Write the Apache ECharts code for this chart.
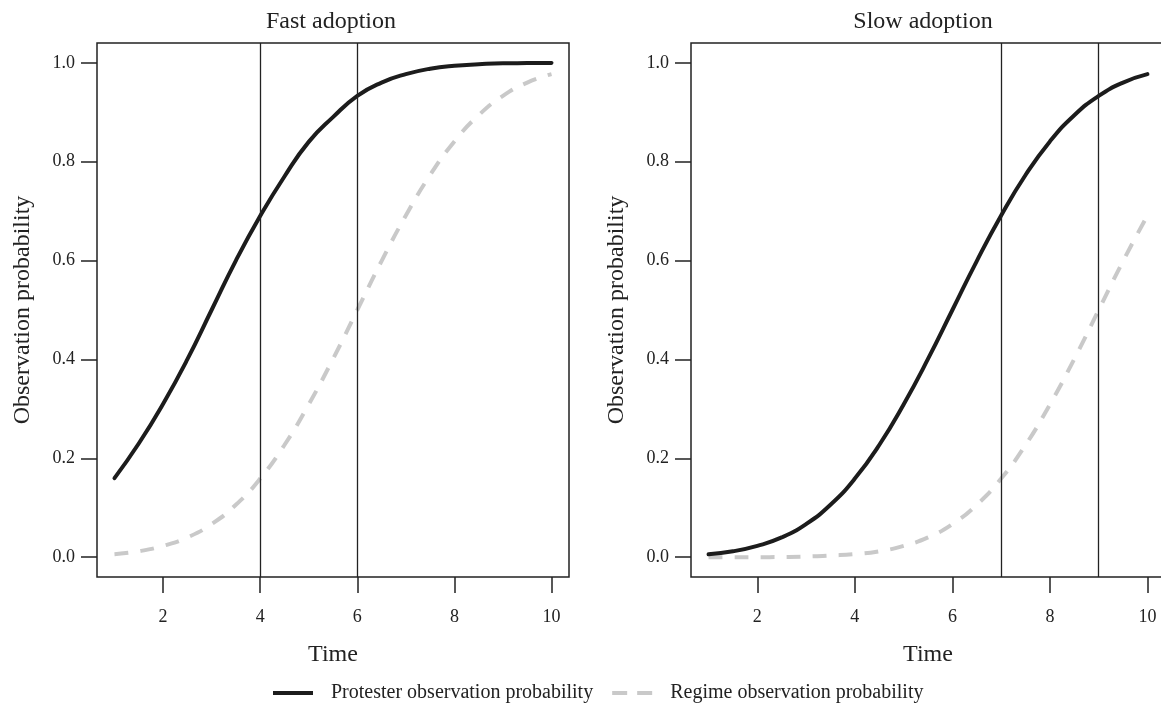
<!DOCTYPE html>
<html>
<head>
<meta charset="utf-8">
<script src="https://cdn.jsdelivr.net/npm/echarts@6/dist/echarts.min.js"></script>
<style>
html,body{margin:0;padding:0;background:#fff;}
#c{width:1161px;height:704px;}
</style>
</head>
<body>
<div id="c"></div>
<script>
// ---- data ----
const times = [1,1.5,2,2.5,3,3.5,4,4.5,5,5.5,6,6.5,7,7.5,8,8.5,9,9.5,10];
const fastProtester = [0.16,0.23,0.31,0.40,0.50,0.60,0.69,0.77,0.84,0.89,0.933,0.96,0.977,0.988,0.994,0.997,0.999,0.9994,0.9998];
const fastRegime    = [0.006,0.012,0.023,0.04,0.067,0.106,0.159,0.227,0.309,0.401,0.50,0.599,0.691,0.773,0.841,0.894,0.933,0.96,0.977];
const slowProtester = [0.006,0.012,0.023,0.04,0.067,0.106,0.159,0.227,0.309,0.401,0.50,0.599,0.691,0.773,0.841,0.894,0.933,0.96,0.977];
const slowRegime    = [0.0,0.0,0.0001,0.0004,0.0013,0.0035,0.0062,0.012,0.023,0.04,0.067,0.106,0.159,0.227,0.309,0.401,0.50,0.599,0.691];
const fastMarkers = [4,6];
const slowMarkers = [7,9];
const panelTitles = ['Fast adoption','Slow adoption'];
const xTicks = [2,4,6,8,10];
const yTicks = [0,0.2,0.4,0.6,0.8,1.0];
const seriesNames = ['Protester observation probability','Regime observation probability'];

const FONT = '"Liberation Serif","DejaVu Serif",serif';
const INK = '#222';
const BLACK = '#1c1c1c';
const GRAY = '#c9c9c9';

function pairs(xs, ys){ return xs.map((x,i)=>[x, ys[i]]); }

const grids = [
  {left:97, top:43, width:472, height:534},
  {left:691, top:43, width:474, height:534}
];
const titleCenters = [326, 918];

function xAxis(i){
  return {
    type:'value', gridIndex:i, min:0.64, max:10.36,
    name:'Time', nameLocation:'middle', nameGap:66,
    nameTextStyle:{fontFamily:FONT, fontSize:24, color:INK},
    axisLine:{show:false, onZero:false},
    splitLine:{show:false},
    axisTick:{show:true, inside:false, length:16, customValues:xTicks, lineStyle:{color:INK, width:1.5}},
    axisLabel:{show:true, margin:31, customValues:xTicks, fontFamily:FONT, fontSize:18, color:INK}
  };
}
function yAxis(i){
  return {
    type:'value', gridIndex:i, min:-0.04, max:1.04,
    name:'Observation probability', nameLocation:'middle', nameGap:62,
    nameTextStyle:{fontFamily:FONT, fontSize:24, color:INK},
    axisLine:{show:false, onZero:false},
    splitLine:{show:false},
    axisTick:{show:true, inside:false, length:16, customValues:yTicks, lineStyle:{color:INK, width:1.5}},
    axisLabel:{show:true, margin:22, customValues:yTicks, fontFamily:FONT, fontSize:18, color:INK,
      formatter:v=>Number(v).toFixed(1)}
  };
}
function markers(vals){
  return {
    silent:true, symbol:['none','none'], label:{show:false},
    lineStyle:{color:INK, width:1.3, type:'solid'},
    emphasis:{disabled:true},
    data: vals.map(v=>({xAxis:v}))
  };
}
function protester(i, ys, mk){
  const s = {
    name:seriesNames[0], type:'line', xAxisIndex:i, yAxisIndex:i,
    data:pairs(times, ys), smooth:0.5, showSymbol:false, symbol:'none',
    lineStyle:{color:BLACK, width:4, cap:'round'}, itemStyle:{color:BLACK},
    z:3, animation:false
  };
  if(mk) s.markLine = markers(mk);
  return s;
}
function regime(i, ys){
  return {
    name:seriesNames[1], type:'line', xAxisIndex:i, yAxisIndex:i,
    data:pairs(times, ys), smooth:0.5, showSymbol:false, symbol:'none',
    lineStyle:{color:GRAY, width:4, type:[14,12]}, itemStyle:{color:GRAY},
    z:2, animation:false
  };
}

const chart = echarts.init(document.getElementById('c'), null, {renderer:'canvas'});
chart.setOption({
  animation:false,
  backgroundColor:'#fff',
  title: grids.map((g,i)=>({
    text:panelTitles[i], left:titleCenters[i], top:5, textAlign:'center',
    textStyle:{fontFamily:FONT, fontSize:24, fontWeight:'normal', color:INK}
  })),
  grid: grids.map(g=>Object.assign({show:true, borderColor:INK, borderWidth:1.5, backgroundColor:'transparent', outerBoundsMode:'none', containLabel:false}, g)),
  xAxis:[xAxis(0), xAxis(1)],
  yAxis:[yAxis(0), yAxis(1)],
  legend:{
    top:678, left:268, itemWidth:40, itemHeight:4, itemGap:19,
    itemStyle:{borderWidth:0},
    data:[
      {name:seriesNames[0], icon:'rect'},
      {name:seriesNames[1], icon:'path://M0,0H15V4H0Z M25,0H40V4H25Z'}
    ],
    textStyle:{fontFamily:FONT, fontSize:20, color:INK, padding:[0,0,0,13]}
  },
  series:[
    protester(0, fastProtester, fastMarkers),
    regime(0, fastRegime),
    protester(1, slowProtester, slowMarkers),
    regime(1, slowRegime)
  ]
});
</script>
</body>
</html>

◆ ◆ ◆

• Challenge:
Repeat, with no pictures, each line from the beginning of the data through the line containing "const titleCenters = [326, 918];", inclusive.

• Result for this task:
Write the Apache ECharts code for this chart.
<!DOCTYPE html>
<html>
<head>
<meta charset="utf-8">
<script src="https://cdn.jsdelivr.net/npm/echarts@6/dist/echarts.min.js"></script>
<style>
html,body{margin:0;padding:0;background:#fff;}
#c{width:1161px;height:704px;}
</style>
</head>
<body>
<div id="c"></div>
<script>
// ---- data ----
const times = [1,1.5,2,2.5,3,3.5,4,4.5,5,5.5,6,6.5,7,7.5,8,8.5,9,9.5,10];
const fastProtester = [0.16,0.23,0.31,0.40,0.50,0.60,0.69,0.77,0.84,0.89,0.933,0.96,0.977,0.988,0.994,0.997,0.999,0.9994,0.9998];
const fastRegime    = [0.006,0.012,0.023,0.04,0.067,0.106,0.159,0.227,0.309,0.401,0.50,0.599,0.691,0.773,0.841,0.894,0.933,0.96,0.977];
const slowProtester = [0.006,0.012,0.023,0.04,0.067,0.106,0.159,0.227,0.309,0.401,0.50,0.599,0.691,0.773,0.841,0.894,0.933,0.96,0.977];
const slowRegime    = [0.0,0.0,0.0001,0.0004,0.0013,0.0035,0.0062,0.012,0.023,0.04,0.067,0.106,0.159,0.227,0.309,0.401,0.50,0.599,0.691];
const fastMarkers = [4,6];
const slowMarkers = [7,9];
const panelTitles = ['Fast adoption','Slow adoption'];
const xTicks = [2,4,6,8,10];
const yTicks = [0,0.2,0.4,0.6,0.8,1.0];
const seriesNames = ['Protester observation probability','Regime observation probability'];

const FONT = '"Liberation Serif","DejaVu Serif",serif';
const INK = '#222';
const BLACK = '#1c1c1c';
const GRAY = '#c9c9c9';

function pairs(xs, ys){ return xs.map((x,i)=>[x, ys[i]]); }

const grids = [
  {left:97, top:43, width:472, height:534},
  {left:691, top:43, width:474, height:534}
];
const titleCenters = [326, 918];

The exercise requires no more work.